* Start *

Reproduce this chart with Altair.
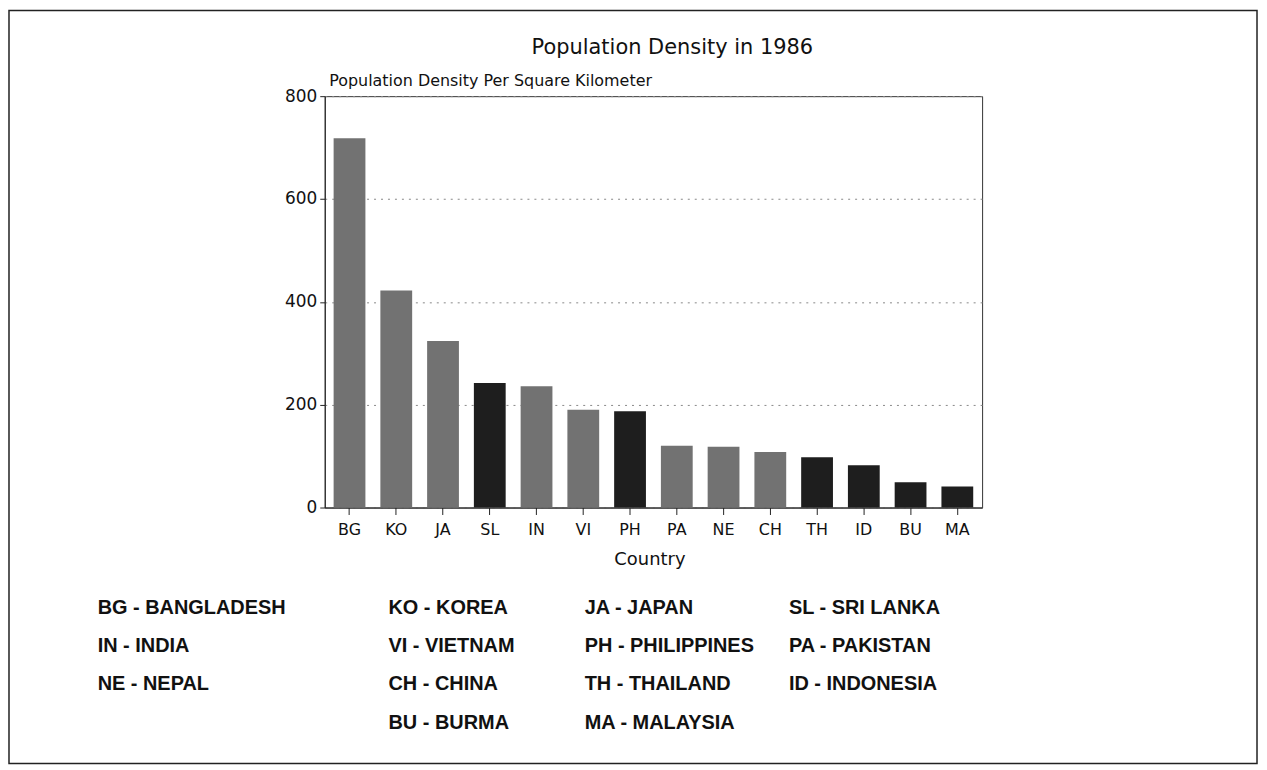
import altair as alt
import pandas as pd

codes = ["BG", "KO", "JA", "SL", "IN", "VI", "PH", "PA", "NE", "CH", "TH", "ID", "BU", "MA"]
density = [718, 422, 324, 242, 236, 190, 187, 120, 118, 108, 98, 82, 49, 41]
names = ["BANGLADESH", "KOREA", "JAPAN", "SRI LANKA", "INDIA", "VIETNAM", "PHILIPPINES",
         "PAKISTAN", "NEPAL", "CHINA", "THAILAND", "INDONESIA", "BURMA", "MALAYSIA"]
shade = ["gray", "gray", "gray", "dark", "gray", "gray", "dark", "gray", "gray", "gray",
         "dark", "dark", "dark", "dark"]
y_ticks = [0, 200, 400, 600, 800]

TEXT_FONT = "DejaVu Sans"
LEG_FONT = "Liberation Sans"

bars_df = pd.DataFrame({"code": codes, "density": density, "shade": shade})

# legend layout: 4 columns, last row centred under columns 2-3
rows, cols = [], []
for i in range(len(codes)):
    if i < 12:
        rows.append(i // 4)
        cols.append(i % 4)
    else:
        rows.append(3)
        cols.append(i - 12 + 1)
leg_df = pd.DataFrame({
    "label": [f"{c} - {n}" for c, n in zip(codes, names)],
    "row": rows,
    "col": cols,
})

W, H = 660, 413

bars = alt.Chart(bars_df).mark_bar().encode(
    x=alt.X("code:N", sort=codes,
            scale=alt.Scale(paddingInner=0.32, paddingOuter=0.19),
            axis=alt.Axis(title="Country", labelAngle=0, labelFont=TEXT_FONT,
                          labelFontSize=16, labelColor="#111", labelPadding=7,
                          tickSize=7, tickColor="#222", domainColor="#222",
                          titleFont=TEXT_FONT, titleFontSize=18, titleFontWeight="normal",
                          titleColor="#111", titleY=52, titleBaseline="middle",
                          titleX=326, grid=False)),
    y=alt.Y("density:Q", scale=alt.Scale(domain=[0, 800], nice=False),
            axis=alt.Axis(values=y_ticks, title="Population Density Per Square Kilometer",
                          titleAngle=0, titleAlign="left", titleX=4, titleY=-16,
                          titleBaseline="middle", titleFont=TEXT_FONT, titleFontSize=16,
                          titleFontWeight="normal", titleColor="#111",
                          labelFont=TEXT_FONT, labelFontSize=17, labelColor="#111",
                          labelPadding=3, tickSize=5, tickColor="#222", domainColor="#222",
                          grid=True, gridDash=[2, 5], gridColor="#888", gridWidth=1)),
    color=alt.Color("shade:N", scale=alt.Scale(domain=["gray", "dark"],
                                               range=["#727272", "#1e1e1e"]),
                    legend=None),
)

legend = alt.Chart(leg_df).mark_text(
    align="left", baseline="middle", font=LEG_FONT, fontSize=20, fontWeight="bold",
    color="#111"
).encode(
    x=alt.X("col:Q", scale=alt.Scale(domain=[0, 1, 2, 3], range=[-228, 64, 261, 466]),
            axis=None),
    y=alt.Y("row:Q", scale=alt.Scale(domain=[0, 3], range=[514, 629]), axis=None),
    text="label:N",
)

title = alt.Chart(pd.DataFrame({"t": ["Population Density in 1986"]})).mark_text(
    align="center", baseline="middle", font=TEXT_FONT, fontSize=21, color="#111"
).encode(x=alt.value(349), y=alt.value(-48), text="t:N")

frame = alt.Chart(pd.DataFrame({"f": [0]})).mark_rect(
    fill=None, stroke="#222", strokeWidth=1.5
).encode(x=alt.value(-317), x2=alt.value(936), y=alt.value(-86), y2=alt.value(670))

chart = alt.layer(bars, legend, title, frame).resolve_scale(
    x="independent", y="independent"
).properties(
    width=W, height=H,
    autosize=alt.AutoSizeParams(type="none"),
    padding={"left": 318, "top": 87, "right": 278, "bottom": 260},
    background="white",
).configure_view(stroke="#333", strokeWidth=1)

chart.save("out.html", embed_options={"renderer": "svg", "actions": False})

* End *

→ **STATED GOAL**: Go through the material above and print all of it exactly, except the pictures.

→ **FULL SOLUTION**:
Reproduce this chart with Altair.
import altair as alt
import pandas as pd

codes = ["BG", "KO", "JA", "SL", "IN", "VI", "PH", "PA", "NE", "CH", "TH", "ID", "BU", "MA"]
density = [718, 422, 324, 242, 236, 190, 187, 120, 118, 108, 98, 82, 49, 41]
names = ["BANGLADESH", "KOREA", "JAPAN", "SRI LANKA", "INDIA", "VIETNAM", "PHILIPPINES",
         "PAKISTAN", "NEPAL", "CHINA", "THAILAND", "INDONESIA", "BURMA", "MALAYSIA"]
shade = ["gray", "gray", "gray", "dark", "gray", "gray", "dark", "gray", "gray", "gray",
         "dark", "dark", "dark", "dark"]
y_ticks = [0, 200, 400, 600, 800]

TEXT_FONT = "DejaVu Sans"
LEG_FONT = "Liberation Sans"

bars_df = pd.DataFrame({"code": codes, "density": density, "shade": shade})

# legend layout: 4 columns, last row centred under columns 2-3
rows, cols = [], []
for i in range(len(codes)):
    if i < 12:
        rows.append(i // 4)
        cols.append(i % 4)
    else:
        rows.append(3)
        cols.append(i - 12 + 1)
leg_df = pd.DataFrame({
    "label": [f"{c} - {n}" for c, n in zip(codes, names)],
    "row": rows,
    "col": cols,
})

W, H = 660, 413

bars = alt.Chart(bars_df).mark_bar().encode(
    x=alt.X("code:N", sort=codes,
            scale=alt.Scale(paddingInner=0.32, paddingOuter=0.19),
            axis=alt.Axis(title="Country", labelAngle=0, labelFont=TEXT_FONT,
                          labelFontSize=16, labelColor="#111", labelPadding=7,
                          tickSize=7, tickColor="#222", domainColor="#222",
                          titleFont=TEXT_FONT, titleFontSize=18, titleFontWeight="normal",
                          titleColor="#111", titleY=52, titleBaseline="middle",
                          titleX=326, grid=False)),
    y=alt.Y("density:Q", scale=alt.Scale(domain=[0, 800], nice=False),
            axis=alt.Axis(values=y_ticks, title="Population Density Per Square Kilometer",
                          titleAngle=0, titleAlign="left", titleX=4, titleY=-16,
                          titleBaseline="middle", titleFont=TEXT_FONT, titleFontSize=16,
                          titleFontWeight="normal", titleColor="#111",
                          labelFont=TEXT_FONT, labelFontSize=17, labelColor="#111",
                          labelPadding=3, tickSize=5, tickColor="#222", domainColor="#222",
                          grid=True, gridDash=[2, 5], gridColor="#888", gridWidth=1)),
    color=alt.Color("shade:N", scale=alt.Scale(domain=["gray", "dark"],
                                               range=["#727272", "#1e1e1e"]),
                    legend=None),
)

legend = alt.Chart(leg_df).mark_text(
    align="left", baseline="middle", font=LEG_FONT, fontSize=20, fontWeight="bold",
    color="#111"
).encode(
    x=alt.X("col:Q", scale=alt.Scale(domain=[0, 1, 2, 3], range=[-228, 64, 261, 466]),
            axis=None),
    y=alt.Y("row:Q", scale=alt.Scale(domain=[0, 3], range=[514, 629]), axis=None),
    text="label:N",
)

title = alt.Chart(pd.DataFrame({"t": ["Population Density in 1986"]})).mark_text(
    align="center", baseline="middle", font=TEXT_FONT, fontSize=21, color="#111"
).encode(x=alt.value(349), y=alt.value(-48), text="t:N")

frame = alt.Chart(pd.DataFrame({"f": [0]})).mark_rect(
    fill=None, stroke="#222", strokeWidth=1.5
).encode(x=alt.value(-317), x2=alt.value(936), y=alt.value(-86), y2=alt.value(670))

chart = alt.layer(bars, legend, title, frame).resolve_scale(
    x="independent", y="independent"
).properties(
    width=W, height=H,
    autosize=alt.AutoSizeParams(type="none"),
    padding={"left": 318, "top": 87, "right": 278, "bottom": 260},
    background="white",
).configure_view(stroke="#333", strokeWidth=1)

chart.save("out.html", embed_options={"renderer": "svg", "actions": False})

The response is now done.